Rows from a dataset of charts and code:
_____
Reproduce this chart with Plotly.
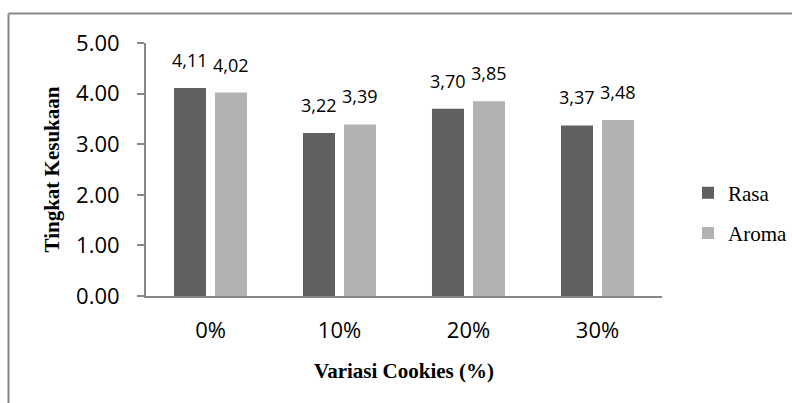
import plotly.graph_objects as go

categories = ["0%", "10%", "20%", "30%"]
rasa = [4.11, 3.22, 3.70, 3.37]
aroma = [4.02, 3.39, 3.85, 3.48]
series_names = ["Rasa", "Aroma"]
series_colors = ["#606060", "#b2b2b2"]
y_ticks = [0, 1, 2, 3, 4, 5]

W, H = 792, 403
L, R, T, B = 146, 130, 43, 107
pw, ph = W - L - R, H - T - B

fig = go.Figure()
for name, vals, col in zip(series_names, [rasa, aroma], series_colors):
    fig.add_trace(go.Bar(x=categories, y=vals, name=name, marker_color=col,
                         marker_line_width=0, legendgroup=name))

label_font = dict(family="Open Sans", size=18, color="#000000")
annotations = []
for shift, vals in zip([-20.5, 20.5], [rasa, aroma]):
    for c, v in zip(categories, vals):
        annotations.append(dict(x=c, y=v, xref="x", yref="y", text=f"{v:.2f}".replace(".", ","),
                                showarrow=False, xshift=shift, yshift=14, yanchor="bottom",
                                font=label_font))

def px_x(p):
    return (p - L) / pw

def px_y(p):
    return (H - B - p) / ph

border = dict(color="#878787", width=2)
shapes = [
    dict(type="line", xref="paper", yref="paper", x0=px_x(8.5), x1=px_x(800), y0=px_y(13.5), y1=px_y(13.5), line=border),
    dict(type="line", xref="paper", yref="paper", x0=px_x(8.5), x1=px_x(8.5), y0=px_y(13.5), y1=px_y(420), line=border),
]

fig.update_layout(
    width=W, height=H,
    margin=dict(l=L, r=R, t=T, b=B, autoexpand=False),
    paper_bgcolor="white", plot_bgcolor="white",
    barmode="group", bargap=0.364, bargroupgap=0.22,
    showlegend=True,
    legend=dict(x=px_x(688), y=px_y(213), xanchor="left", yanchor="middle",
                font=dict(family="Liberation Serif", size=21, color="#000000"),
                traceorder="grouped", tracegroupgap=10, itemwidth=30),
    annotations=annotations,
    shapes=shapes,
)
fig.update_xaxes(
    showline=True, linecolor="#878787", linewidth=2, ticks="",
    tickfont=dict(family="Open Sans", size=22, color="#000000"),
    ticklabelstandoff=14,
    title=dict(text="<b>Variasi Cookies (%)</b>", standoff=20,
               font=dict(family="Liberation Serif", size=21, color="#000000")),
)
fig.update_yaxes(
    range=[0, 5], tickvals=y_ticks, tickformat=".2f",
    showline=True, linecolor="#878787", linewidth=2, showgrid=False, zeroline=False,
    ticks="outside", ticklen=7, tickcolor="#878787", tickwidth=2,
    tickfont=dict(family="Open Sans", size=22, color="#000000"),
    ticklabelstandoff=13,
    title=dict(text="<b>Tingkat Kesukaan</b>", standoff=11,
               font=dict(family="Liberation Serif", size=21, color="#000000")),
)

fig.write_html("out.html", config={"displayModeBar": False},
               post_script="document.body.style.margin='0px';document.body.style.overflow='hidden';")
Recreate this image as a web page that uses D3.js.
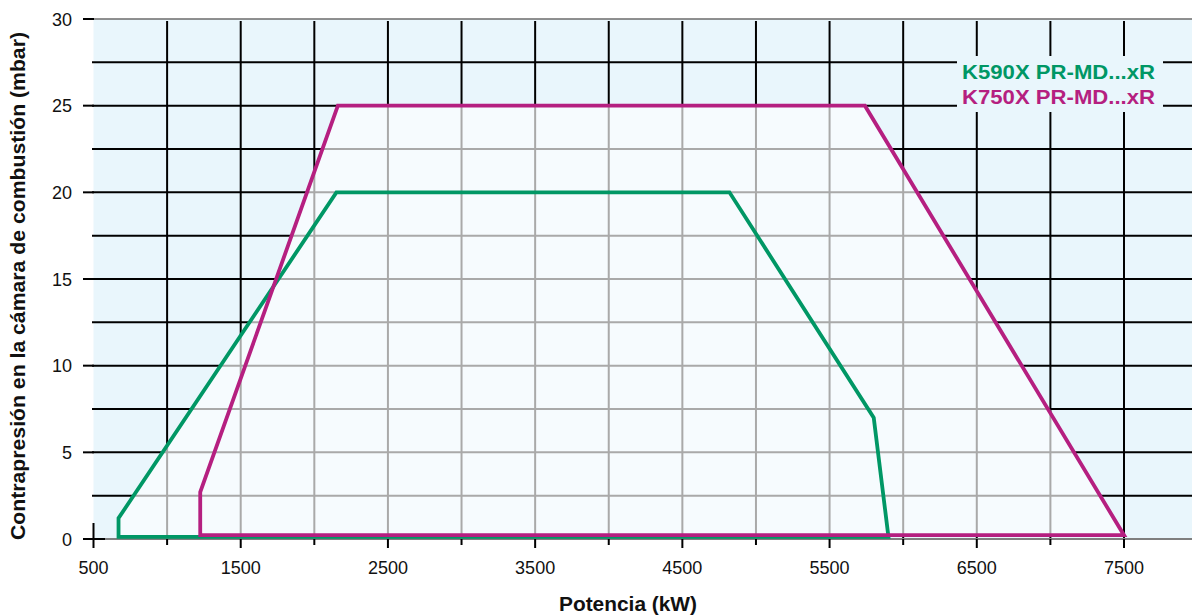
<!DOCTYPE html>
<html>
<head>
<meta charset="utf-8">
<script src="https://cdn.jsdelivr.net/npm/d3@7"></script>
<style>
  html, body { margin: 0; padding: 0; background: #ffffff; }
  svg { display: block; font-family: "Liberation Sans", Arial, Helvetica, sans-serif; }
</style>
</head>
<body>
<svg id="chart" width="1192" height="616"></svg>
<script>
// ---- data ----
const xTickValues = [500, 1500, 2500, 3500, 4500, 5500, 6500, 7500];
const xMinorTicks = [1000, 2000, 3000, 4000, 5000, 6000, 7000];
const yTickValues = [0, 5, 10, 15, 20, 25, 30];
const xGridValues = [1000, 1500, 2000, 2500, 3000, 3500, 4000, 4500, 5000, 5500, 6000, 6500, 7000, 7500];
const yGridValues = [2.5, 5, 7.5, 10, 12.5, 15, 17.5, 20, 22.5, 25, 27.5];

const seriesNames = ["K590X PR-MD...xR", "K750X PR-MD...xR"];
const greenKW   = [670, 670, 2150, 4820, 5800, 5900];
const greenMbar = [0.12, 1.2, 20, 20, 7, 0.12];
const magentaKW   = [1225, 1225, 2160, 5740, 7500];
const magentaMbar = [0.22, 2.7, 25, 25, 0.22];

const xTitle = "Potencia (kW)";
const yTitle = "Contrapresión en la cámara de combustión (mbar)";

// ---- layout ----
const W = 1192, H = 616;
const plotLeft = 93.5, plotRight = 1192, plotTop = 19, plotBottom = 539;
const x = d3.scaleLinear().domain([500, 7500]).range([93.5, 1124]);
const y = d3.scaleLinear().domain([0, 30]).range([539, 19]);

const GREEN = "#009765";
const MAGENTA = "#b51f80";
const BG = "#e9f6fc";
const INNER = "#f6fbfe";
const GRID_IN = "#a9a9a9";

const svg = d3.select("#chart");

const greenPts = greenKW.map((d, i) => [x(d), y(greenMbar[i])]);
const magentaPts = magentaKW.map((d, i) => [x(d), y(magentaMbar[i])]);
const poly = d3.line().curve(d3.curveLinearClosed);

// clip for union region
const defs = svg.append("defs");
const cp = defs.append("clipPath").attr("id", "unionClip");
cp.append("path").attr("d", poly(greenPts));
cp.append("path").attr("d", poly(magentaPts));

// background
svg.append("rect").attr("x", plotLeft).attr("y", plotTop)
  .attr("width", plotRight - plotLeft).attr("height", plotBottom - plotTop)
  .attr("fill", BG);

function drawGrid(g, color) {
  g.selectAll(".vg").data(xGridValues).join("line")
    .attr("x1", d => x(d)).attr("x2", d => x(d))
    .attr("y1", 21).attr("y2", plotBottom)
    .attr("stroke", color).attr("stroke-width", 2);
  g.selectAll(".hg").data(yGridValues).join("line")
    .attr("x1", 92).attr("x2", plotRight)
    .attr("y1", d => y(d)).attr("y2", d => y(d))
    .attr("stroke", color).attr("stroke-width", 2);
}
const gBlack = svg.append("g");
drawGrid(gBlack, "#000");

// inner fill
svg.append("path").attr("d", poly(greenPts)).attr("fill", INNER);
svg.append("path").attr("d", poly(magentaPts)).attr("fill", INNER);

// grey grid clipped to union
const gGrey = svg.append("g").attr("clip-path", "url(#unionClip)");
drawGrid(gGrey, GRID_IN);

// legend background
svg.append("rect").attr("x", 957).attr("y", 56).attr("width", 206).attr("height", 56).attr("fill", BG);

// top border
svg.append("line").attr("x1", plotLeft).attr("x2", plotRight)
  .attr("y1", plotTop).attr("y2", plotTop).attr("stroke", "#6b6b6b").attr("stroke-width", 1.5);

// bottom axis line
svg.append("line").attr("x1", 105).attr("x2", plotRight)
  .attr("y1", plotBottom).attr("y2", plotBottom).attr("stroke", "#7f7f7f").attr("stroke-width", 2);

// series outlines
svg.append("path").attr("d", poly(greenPts)).attr("fill", "none")
  .attr("stroke", GREEN).attr("stroke-width", 3.8).attr("stroke-linejoin", "miter");
svg.append("path").attr("d", poly(magentaPts)).attr("fill", "none")
  .attr("stroke", MAGENTA).attr("stroke-width", 3.8).attr("stroke-linejoin", "miter");

// y ticks
svg.selectAll(".yt").data(yTickValues).join("line")
  .attr("x1", 83).attr("x2", d => d === 0 ? 105 : 94)
  .attr("y1", d => y(d)).attr("y2", d => y(d))
  .attr("stroke", "#000").attr("stroke-width", 2);
svg.selectAll(".ytl").data(yTickValues).join("text")
  .attr("x", 72).attr("y", d => y(d) + 6.5)
  .attr("text-anchor", "end").attr("font-size", 18).attr("fill", "#111")
  .text(d => d);

// x ticks
svg.selectAll(".xt").data(xTickValues).join("line")
  .attr("x1", d => x(d)).attr("x2", d => x(d))
  .attr("y1", d => d === 500 ? 523 : plotBottom).attr("y2", 548)
  .attr("stroke", "#000").attr("stroke-width", 2);
svg.selectAll(".xtm").data(xMinorTicks).join("line")
  .attr("x1", d => x(d)).attr("x2", d => x(d))
  .attr("y1", plotBottom).attr("y2", 545)
  .attr("stroke", "#000").attr("stroke-width", 2);
svg.selectAll(".xtl").data(xTickValues).join("text")
  .attr("x", d => x(d)).attr("y", 574)
  .attr("text-anchor", "middle").attr("font-size", 18).attr("fill", "#111")
  .text(d => d);

// titles
svg.append("text").attr("x", 628).attr("y", 611)
  .attr("text-anchor", "middle").attr("font-size", 20.5).attr("font-weight", "bold")
  .attr("fill", "#111").attr("textLength", 138).attr("lengthAdjust", "spacingAndGlyphs")
  .text(xTitle);
svg.append("text").attr("transform", "translate(25,286) rotate(-90)")
  .attr("text-anchor", "middle").attr("font-size", 20.5).attr("font-weight", "bold")
  .attr("fill", "#111").attr("textLength", 508).attr("lengthAdjust", "spacingAndGlyphs")
  .text(yTitle);

// legend
const legendColors = [GREEN, MAGENTA];
svg.selectAll(".leg").data(seriesNames).join("text")
  .attr("x", 962).attr("y", (d, i) => 78.5 + i * 25)
  .attr("font-size", 21).attr("font-weight", "bold")
  .attr("fill", (d, i) => legendColors[i])
  .attr("textLength", 193).attr("lengthAdjust", "spacingAndGlyphs")
  .text(d => d);
</script>
</body>
</html>
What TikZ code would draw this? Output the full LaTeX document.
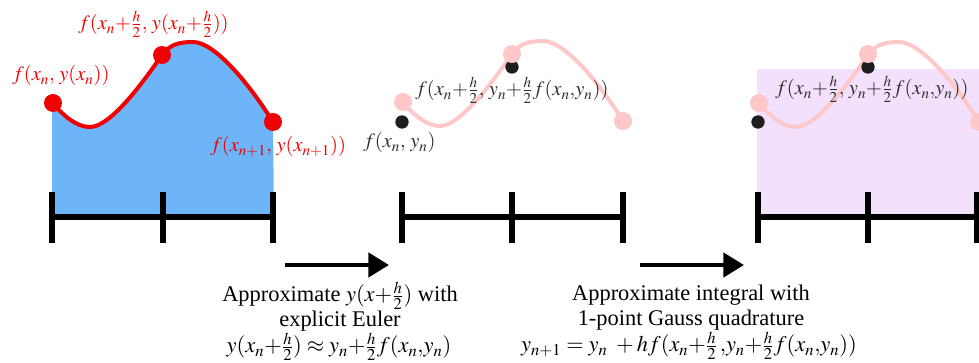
\documentclass[tikz,border=0pt]{standalone}
\usepackage{mathptmx}
\usepackage{fontspec}
\setmainfont{Liberation Serif}
\usetikzlibrary{arrows.meta}
\definecolor{areablue}{RGB}{109,180,248}
\definecolor{areapurple}{RGB}{243,224,252}
\definecolor{wavepink}{RGB}{255,200,200}
\definecolor{wavered}{RGB}{240,0,0}
\definecolor{dotblack}{RGB}{30,30,30}
\definecolor{labelgray}{RGB}{45,45,45}

% one step of the solution curve, in pixel coordinates of the first panel
\newcommand{\wavecurve}{(53,103) .. controls (65,118) and (78,127) .. (90,127)
  .. controls (112,127) and (148,75) .. (162,55)
  .. controls (170,44) and (180,42) .. (193,42)
  .. controls (215,42) and (250,85) .. (273,122)}

\begin{document}
\begin{tikzpicture}[x=0.75pt, y=-0.75pt,
  every node/.style={font=\fontsize{16.8}{19}\selectfont, inner sep=0pt},
  axisline/.style={line width=3.9pt},
  tickline/.style={line width=5pt},
  bigarrow/.style={line width=3.4pt, -{Triangle[length=15.5pt, width=18pt]}},
  reddot/.style={circle, fill=wavered, minimum size=13.5pt},
  pinkdot/.style={circle, fill=wavepink, minimum size=13.5pt},
  blackdot/.style={circle, fill=dotblack, minimum size=10pt},
  redlbl/.style={anchor=base west, text=wavered, font=\fontsize{15.3}{18}\selectfont},
  graylbl/.style={anchor=base west, text=labelgray, font=\fontsize{15.3}{18}\selectfont},
  note/.style={anchor=base}]
\useasboundingbox (0,0) rectangle (979,363);

% panel 1: exact integral
\fill[areablue] \wavecurve -- (274,217) -- (52,217) -- (52,103) -- cycle;
\draw[wavered, line width=3pt] \wavecurve;
\node[reddot] (r1) at (53,103) {};
\node[reddot] (r2) at (162,55) {};
\node[reddot] (r3) at (273,122) {};
\node[redlbl] (lr1) at (12,81) {$f(x_n,\, y(x_n))$};
\node[redlbl] (lr2) at (78,30) {$f(x_n{+}\frac{h}{2},\, y(x_n{+}\frac{h}{2}))$};
\node[redlbl] (lr3) at (210,152) {$f(x_{n+1},\, y(x_{n+1}))$};

% panel 2: Euler half step
\begin{scope}[shift={(350,-1)}]
\draw[wavepink, line width=3pt] \wavecurve;
\end{scope}
\node[blackdot] (b1) at (402,122) {};
\node[blackdot] (b2) at (512,67) {};
\node[pinkdot] (p1) at (403,102) {};
\node[pinkdot] (p2) at (512,54) {};
\node[pinkdot] (p3) at (623,121) {};
\node[graylbl] (lb1) at (363,148) {$f(x_n,\, y_n)$};
\node[graylbl] (lb2) at (415,96) {$f(x_n{+}\frac{h}{2},\, y_n{+}\frac{h}{2}f(x_n{,}y_n))$};

% panel 3: midpoint quadrature
\fill[areapurple] (757,69) rectangle (979,217);
\begin{scope}[shift={(706,0)}]
\draw[wavepink, line width=3pt] \wavecurve;
\end{scope}
\node[blackdot] (c1) at (758,122) {};
\node[blackdot] (c2) at (868,67) {};
\node[pinkdot] (q1) at (759,103) {};
\node[pinkdot] (q2) at (868,54) {};
\node[pinkdot] (q3) at (979,122) {};
\node[graylbl] (lc2) at (775,95) {$f(x_n{+}\frac{h}{2},\, y_n{+}\frac{h}{2}f(x_n{,}y_n))$};

% axes
\draw[axisline] (52,217) -- (273,217);
\draw[axisline] (402,217) -- (623,217);
\draw[axisline] (758,217) -- (979,217);
\foreach \tx in {52,163,273,402,512,623,758,868,977}
  \draw[tickline] (\tx,192) -- (\tx,243);

% arrows between panels
\coordinate (a1s) at (285,265);
\coordinate (a1e) at (389,265);
\coordinate (a2s) at (640,265);
\coordinate (a2e) at (744,265);
\draw[bigarrow] (a1s) -- (a1e);
\draw[bigarrow] (a2s) -- (a2e);

% captions
\node[note] (n1) at (340,302) {Approximate \smash{$y(x{+}\frac{h}{2})$} with};
\node[note] (n2) at (340,327) {explicit Euler};
\node[note] (n3) at (339,353) {$y(x_n{+}\frac{h}{2}) \approx y_n{+}\frac{h}{2}f(x_n{,}y_n)$};
\node[note] (m1) at (691,301) {Approximate integral with};
\node[note] (m2) at (691,326) {1-point Gauss quadrature};
\node[note] (m3) at (689,352) {$y_{n+1} = y_n\ + hf(x_n{+}\frac{h}{2}\,{,}y_n{+}\frac{h}{2}f(x_n{,}y_n))$};
\end{tikzpicture}
\end{document}
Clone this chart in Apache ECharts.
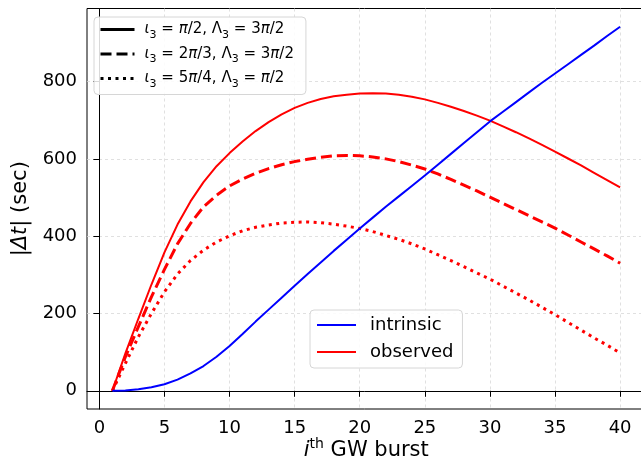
_____
* **GOAL**: Exactly reproduce the run of lines from the start of the listing through the line with "return (H - B - p) / ph", inclusive; pictures are not copied.

* **FULL SOLUTION**:
Reproduce this chart with Plotly.
import plotly.graph_objects as go

categories = ["0%", "10%", "20%", "30%"]
rasa = [4.11, 3.22, 3.70, 3.37]
aroma = [4.02, 3.39, 3.85, 3.48]
series_names = ["Rasa", "Aroma"]
series_colors = ["#606060", "#b2b2b2"]
y_ticks = [0, 1, 2, 3, 4, 5]

W, H = 792, 403
L, R, T, B = 146, 130, 43, 107
pw, ph = W - L - R, H - T - B

fig = go.Figure()
for name, vals, col in zip(series_names, [rasa, aroma], series_colors):
    fig.add_trace(go.Bar(x=categories, y=vals, name=name, marker_color=col,
                         marker_line_width=0, legendgroup=name))

label_font = dict(family="Open Sans", size=18, color="#000000")
annotations = []
for shift, vals in zip([-20.5, 20.5], [rasa, aroma]):
    for c, v in zip(categories, vals):
        annotations.append(dict(x=c, y=v, xref="x", yref="y", text=f"{v:.2f}".replace(".", ","),
                                showarrow=False, xshift=shift, yshift=14, yanchor="bottom",
                                font=label_font))

def px_x(p):
    return (p - L) / pw

def px_y(p):
    return (H - B - p) / ph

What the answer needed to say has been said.